● WORK TO COMPLETE
Each line from the top of the listing through the one holding "ax.bar(x + (i" should be restated word for word, with nothing added and no pictures.

● GIVEN DATA
++++++

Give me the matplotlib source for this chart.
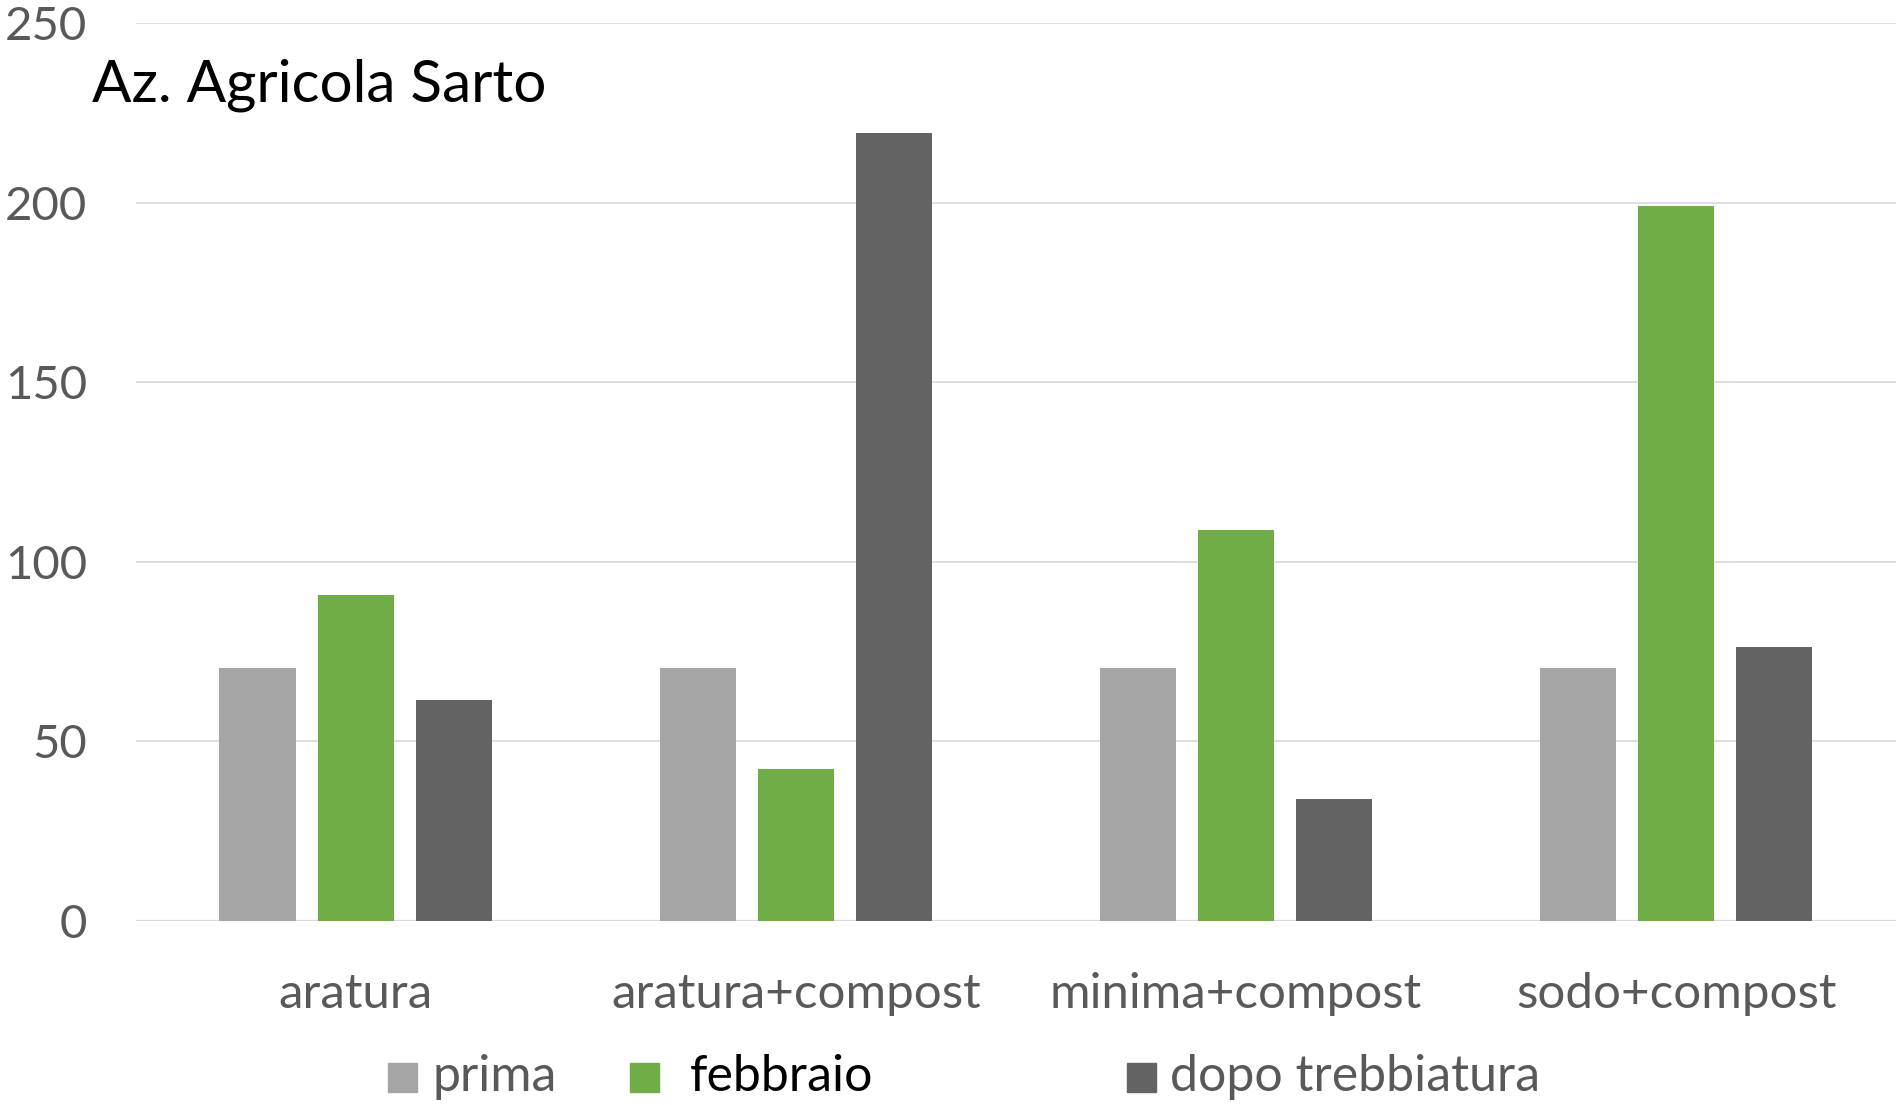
import numpy as np
import matplotlib
matplotlib.use("Agg")
import matplotlib.pyplot as plt
from matplotlib.patches import Rectangle

categories = ["aratura", "aratura+compost", "minima+compost", "sodo+compost"]
series_names = ["prima", "febbraio", "dopo trebbiatura"]
prima = [70.5, 70.5, 70.5, 70.5]
febbraio = [90.9, 42.3, 108.8, 199.1]
dopo_trebbiatura = [61.5, 219.3, 33.9, 76.2]
y_ticks = [0, 50, 100, 150, 200, 250]

colors = ["#A5A5A5", "#70AD47", "#636363"]
text_grey = "#595959"

plt.rcParams["font.family"] = ["Lato", "DejaVu Sans"]

fig = plt.figure(figsize=(18.98, 11.05), dpi=100)
ax = fig.add_axes([0.0714, 0.1665, 0.9276, 0.8125])

x = np.arange(len(categories))
width = 0.173
step = 0.223
for i, (vals, col) in enumerate(zip([prima, febbraio, dopo_trebbiatura], colors)):
    ax.bar(x + (i - 1) * step, vals, width=width, color=col, zorder=3)

ax.set_xlim(-0.5, 3.5)
ax.set_ylim(0, 250)
ax.set_yticks(y_ticks)
ax.set_yticklabels([str(t) for t in y_ticks])
ax.set_xticks(x)
ax.set_xticklabels(categories)
ax.grid(axis="y", color="#D9D9D9", linewidth=1.2, zorder=0)
ax.tick_params(axis="y", length=0, pad=35, labelsize=34, labelcolor=text_grey)
ax.tick_params(axis="x", length=0, pad=37, labelsize=35.5, labelcolor=text_grey)
for s in ax.spines.values():
    s.set_visible(False)
ax.axhline(0, color="#D9D9D9", linewidth=1.6, zorder=2)

fig.text(92 / 1898, 1 - 85 / 1105, "Az. Agricola Sarto", fontsize=42,
         color="black", ha="left", va="center")

# legend row drawn along the bottom
leg_y = 1 - 1077 / 1105
sq_w, sq_h = 29 / 1898, 29 / 1105
legend_items = [(388, 433, text_grey), (630, 690, "black"), (1127, 1170, text_grey)]
for (sx, tx, tcol), name, col in zip(legend_items, series_names, colors):
    fig.add_artist(Rectangle((sx / 1898, leg_y - sq_h / 2), sq_w, sq_h,
                             transform=fig.transFigure, color=col))
    fig.text(tx / 1898, leg_y, name, fontsize=36, color=tcol,
             ha="left", va="center")

fig.savefig("out.png", dpi=100)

++++++

● WRITTEN ANSWER
Give me the matplotlib source for this chart.
import numpy as np
import matplotlib
matplotlib.use("Agg")
import matplotlib.pyplot as plt
from matplotlib.patches import Rectangle

categories = ["aratura", "aratura+compost", "minima+compost", "sodo+compost"]
series_names = ["prima", "febbraio", "dopo trebbiatura"]
prima = [70.5, 70.5, 70.5, 70.5]
febbraio = [90.9, 42.3, 108.8, 199.1]
dopo_trebbiatura = [61.5, 219.3, 33.9, 76.2]
y_ticks = [0, 50, 100, 150, 200, 250]

colors = ["#A5A5A5", "#70AD47", "#636363"]
text_grey = "#595959"

plt.rcParams["font.family"] = ["Lato", "DejaVu Sans"]

fig = plt.figure(figsize=(18.98, 11.05), dpi=100)
ax = fig.add_axes([0.0714, 0.1665, 0.9276, 0.8125])

x = np.arange(len(categories))
width = 0.173
step = 0.223
for i, (vals, col) in enumerate(zip([prima, febbraio, dopo_trebbiatura], colors)):
    ax.bar(x + (i - 1) * step, vals, width=width, color=col, zorder=3)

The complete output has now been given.